The regulator is required to report to the ministers as soon as possible after an airport, as a regulated monopoly, sets new prices. The final report was delayed from a late December date after the draft determination was published in November.
The airport is challenging the regulator’s input methodologies, which may prompt a rethink, the commission said.
The review doesn’t make any recommendations on what regulation should apply to Wellington airport, as that’s outside the scope required by law.
Commission deputy chair Sue Begg said Wellington Airport’s excessive profits were “largely attributable to Wellington airport valuing its land higher than we think it should, and Wellington airport targeting a higher return than appropriate for its circumstances,” and that “the regime has not been effective in limiting Wellington airport’s ability to extract excessive profits.”
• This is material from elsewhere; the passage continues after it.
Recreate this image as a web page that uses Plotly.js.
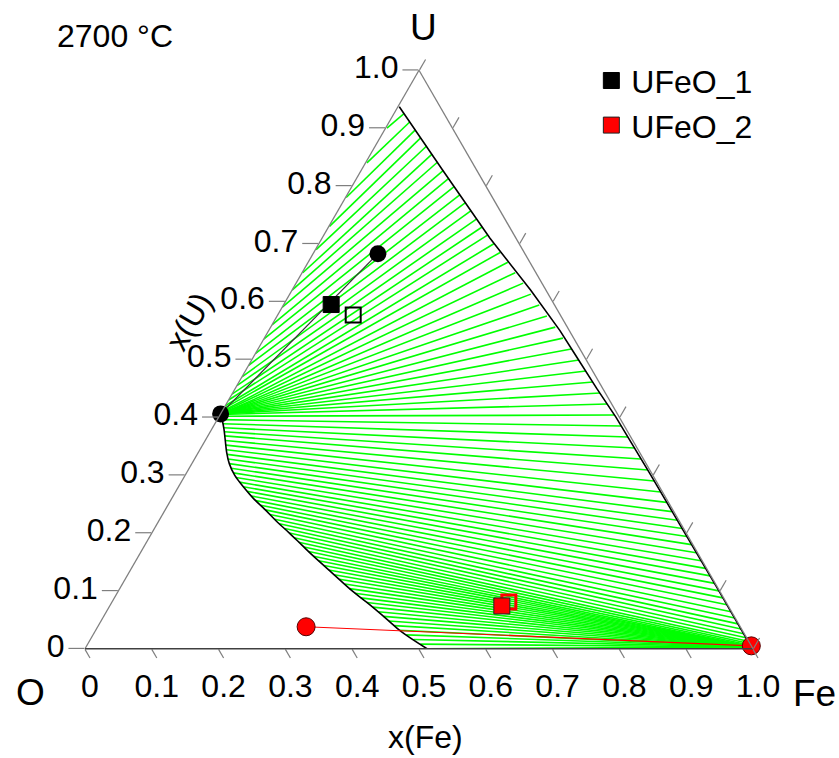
<!DOCTYPE html>
<html><head><meta charset="utf-8">
<script src="https://cdn.plot.ly/plotly-3.0.1.min.js"></script>
<style>html,body{margin:0;padding:0;background:#fff;}#chart{width:839px;height:758px;}</style>
</head><body><div id="chart"></div>
<script>
// ---- tick labels ----
const uTickVals = [0,0.1,0.2,0.3,0.4,0.5,0.6,0.7,0.8,0.9,1.0];
const uTickText = ['0','0.1','0.2','0.3','0.4','0.5','0.6','0.7','0.8','0.9','1.0'];
const oTickVals = [1.0,0.9,0.8,0.7,0.6,0.5,0.4,0.3,0.2,0.1,0];
const feTickText = ['0','0.1','0.2','0.3','0.4','0.5','0.6','0.7','0.8','0.9','1.0'];

// ---- phase boundaries (x(U), x(Fe)) ----
const rightBoundU  = [0.937,0.828,0.710,0.620,0.550,0.510,0.450,0.400,0.300,0.200,0.100,0.050,0.003];
const rightBoundFe = [0.002,0.121,0.251,0.357,0.436,0.478,0.541,0.595,0.697,0.798,0.899,0.949,0.996];
const leftBoundU  = [0.406,0.395,0.380,0.360,0.340,0.320,0.300,0.280,0.260,0.240,0.220,0.200,0.180,0.160,0.130,0.100,0.080,0.050,0.030,0.000];
const leftBoundFe = [0.000,0.008,0.018,0.030,0.042,0.056,0.074,0.097,0.122,0.150,0.177,0.206,0.234,0.262,0.306,0.350,0.382,0.428,0.458,0.512];

// ---- tie lines: left end (U, Fe) and right end (U, Fe) ----
const tieLeftU = [0.90,0.84,0.78,0.73,0.69,0.65,0.62,0.59,0.56,0.535,0.51,0.49,0.47,0.455,0.44,0.43,0.42,0.415,0.41,0.408,0.406,0.406,0.406,0.406,0.406,0.406,0.406,0.406,0.406,0.406,0.406,0.405,
  0.402,0.396,0.389,0.382,0.375,0.368,0.360,0.352,0.344,0.336,0.328,0.320,0.312,0.304,
  0.296,0.288,0.280,0.272,0.264,0.256,0.248,0.240,0.232,0.224,0.216,0.208,0.200,0.192,0.184,0.176,0.168,0.160,0.152,
  0.144,0.136,0.128,0.120,0.112,0.104,0.096,0.088,0.080,0.072,0.064,0.056,0.048,0.040,0.032,0.024,0.016,0.008,0.000];
const tieLeftFe = [0.002,0.002,0.001,0.001,0.001,0.001,0,0,0,0,0,0,0,0,0,0,0,0,0,0,0,0,0,0,0,0,0,0,0,0,0,0.001,
  0.003,0.007,0.012,0.017,0.021,0.025,0.030,0.035,0.040,0.045,0.050,0.056,0.063,0.070,
  0.078,0.087,0.097,0.107,0.117,0.128,0.139,0.150,0.161,0.172,0.183,0.195,0.206,0.217,0.228,0.240,0.251,0.262,0.274,
  0.286,0.297,0.309,0.321,0.333,0.344,0.356,0.369,0.382,0.395,0.407,0.419,0.431,0.443,0.455,0.469,0.484,0.498,0.512];
const tieRightU = [0.925,0.911,0.897,0.883,0.869,0.855,0.841,0.827,0.813,0.799,0.785,0.771,0.757,0.743,0.729,0.715,0.700,0.685,0.668,0.650,0.632,0.613,0.594,0.575,0.556,0.537,0.518,0.499,0.480,0.461,0.442,0.423,
  0.404,0.385,0.366,0.347,0.328,0.309,0.290,0.271,0.253,0.237,0.222,0.208,0.194,0.180,
  0.166,0.152,0.139,0.126,0.113,0.100,0.088,0.076,0.064,0.053,0.043,0.034,0.026,0.019,0.013,0.009,0.006,0.004,0.003,
  0.003,0.003,0.003,0.003,0.003,0.003,0.003,0.003,0.003,0.003,0.003,0.003,0.003,0.003,0.003,0.003,0.003,0.003,0.003];
const tieRightFe = [0.015,0.031,0.046,0.061,0.077,0.092,0.107,0.123,0.138,0.153,0.169,0.184,0.199,0.215,0.230,0.245,0.262,0.279,0.299,0.319,0.340,0.361,0.383,0.404,0.426,0.447,0.469,0.490,0.510,0.530,0.550,0.570,
  0.591,0.610,0.630,0.649,0.668,0.688,0.707,0.726,0.744,0.760,0.776,0.790,0.804,0.818,
  0.832,0.846,0.859,0.873,0.886,0.899,0.911,0.923,0.935,0.946,0.956,0.965,0.973,0.980,0.986,0.990,0.993,0.995,0.996,
  0.996,0.996,0.996,0.996,0.996,0.996,0.996,0.996,0.996,0.996,0.996,0.996,0.996,0.996,0.996,0.996,0.996,0.996,0.996];

// ---- samples ----
const ufeo1PhaseU = [0.406,0.683], ufeo1PhaseFe = [0.000,0.097];
const ufeo1NomU = [0.595], ufeo1NomFe = [0.071];
const ufeo1AltU = [0.577], ufeo1AltFe = [0.113];
const ufeo2PhaseU = [0.038,0.005], ufeo2PhaseFe = [0.312,0.995];
const ufeo2NomU = [0.074], ufeo2NomFe = [0.587];
const ufeo2AltU = [0.081], ufeo2AltFe = [0.594];

const FONT = 'Arial, "Liberation Sans", sans-serif';
function comp(u, fe){ return {a:u, c:fe, b:u.map((v,i)=> v===null ? null : 1 - v - fe[i])}; }

const tA=[], tC=[];
for (let i=0;i<tieLeftU.length;i++){ tA.push(tieLeftU[i], tieRightU[i], null); tC.push(tieLeftFe[i], tieRightFe[i], null); }

const traces = [];
function add(u, fe, opts){ const p = comp(u, fe); traces.push(Object.assign({type:'scatterternary', a:p.a, b:p.b, c:p.c, hoverinfo:'skip', showlegend:false, connectgaps:false, cliponaxis:false}, opts)); }

add(tA, tC, {mode:'lines', line:{color:'#00ff00', width:1.6}});
add(rightBoundU, rightBoundFe, {mode:'lines', line:{color:'#000', width:1.6}});
add(leftBoundU, leftBoundFe, {mode:'lines', line:{color:'#000', width:1.6, shape:'spline'}});
add(ufeo1PhaseU, ufeo1PhaseFe, {mode:'lines+markers', line:{color:'#333', width:1.2}, marker:{symbol:'circle', size:17, color:'#000'}});
add(ufeo1AltU, ufeo1AltFe, {mode:'markers', marker:{symbol:'square-open', size:15, color:'#000', line:{width:2, color:'#000'}}});
add(ufeo1NomU, ufeo1NomFe, {mode:'markers', name:'UFeO_1', showlegend:true, marker:{symbol:'square', size:16, color:'#000', line:{width:1, color:'#000'}}});
add(ufeo2PhaseU, ufeo2PhaseFe, {mode:'lines+markers', line:{color:'#ff0000', width:1.2}, marker:{symbol:'circle', size:18, color:'#ff0000', line:{width:1, color:'#500'}}});
add(ufeo2AltU, ufeo2AltFe, {mode:'markers', marker:{symbol:'square-open', size:14, color:'#ff0000', line:{width:3, color:'#ff0000'}}});
add(ufeo2NomU, ufeo2NomFe, {mode:'markers', name:'UFeO_2', showlegend:true, marker:{symbol:'square', size:16, color:'#ff0000', line:{width:1, color:'#222'}}});

const axisBase = {title:{text:''}, showgrid:false, tickmode:'array', ticks:'outside', ticklen:12, tickwidth:1.2, tickcolor:'#7f7f7f',
  linecolor:'#7f7f7f', linewidth:1.3, tickfont:{family:FONT, size:32, color:'#000'}, min:0};

const layout = {
  width:839, height:758, paper_bgcolor:'#fff', plot_bgcolor:'#fff',
  margin:{l:85, r:86, t:70, b:109},
  showlegend:true,
  legend:{x:0.758, y:1.029, xanchor:'left', yanchor:'top', font:{family:FONT, size:32, color:'#000'}, bgcolor:'rgba(0,0,0,0)'},
  ternary:{
    sum:1, domain:{x:[0,1], y:[0,1]}, bgcolor:'#fff',
    aaxis:Object.assign({}, axisBase, {tickvals:uTickVals, ticktext:uTickText, ticklen:16}),
    baxis:Object.assign({}, axisBase, {tickvals:oTickVals, ticktext:feTickText, linecolor:'#404040', ticklen:10}),
    caxis:Object.assign({}, axisBase, {tickvals:uTickVals, showticklabels:false})
  },
  annotations:[
    {text:'2700 °C', x:0.045, y:1.059, xref:'paper', yref:'paper', xanchor:'center', yanchor:'middle', showarrow:false, font:{family:FONT, size:32, color:'#000'}},
    {text:'U', x:0.506, y:1.074, xref:'paper', yref:'paper', xanchor:'center', yanchor:'middle', showarrow:false, font:{family:FONT, size:37, color:'#000'}},
    {text:'O', x:-0.0823, y:-0.0743, xref:'paper', yref:'paper', xanchor:'center', yanchor:'middle', showarrow:false, font:{family:FONT, size:37, color:'#000'}},
    {text:'Fe', x:1.092, y:-0.076, xref:'paper', yref:'paper', xanchor:'center', yanchor:'middle', showarrow:false, font:{family:FONT, size:37, color:'#000'}},
    {text:'x(Fe)', x:0.509, y:-0.152, xref:'paper', yref:'paper', xanchor:'center', yanchor:'middle', showarrow:false, font:{family:FONT, size:32, color:'#000'}},
    {text:'x(U)', x:0.155, y:0.565, xref:'paper', yref:'paper', xanchor:'center', yanchor:'middle', showarrow:false, textangle:-60, font:{family:FONT, size:32, color:'#000'}}
  ]
};
Plotly.newPlot('chart', traces, layout, {displayModeBar:false, staticPlot:true});
</script></body></html>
Wellington Airport has previously been accused of price gouging in the setting of its air service charges, with national carrier Air New Zealand flagging a $200 million lift in landing fees over the coming five years.
The review found Wellington Airport has improved its service quality and how it structures its prices, and said there was an appropriate level of innovation at the gateway.
The information disclosure regime couldn’t measure the efficiency of its operational expenditure, and needed a longer timeframe in looking at the effectiveness of the airport’s investment.
Shares of Infratil fell 0.8 percent to $2.41.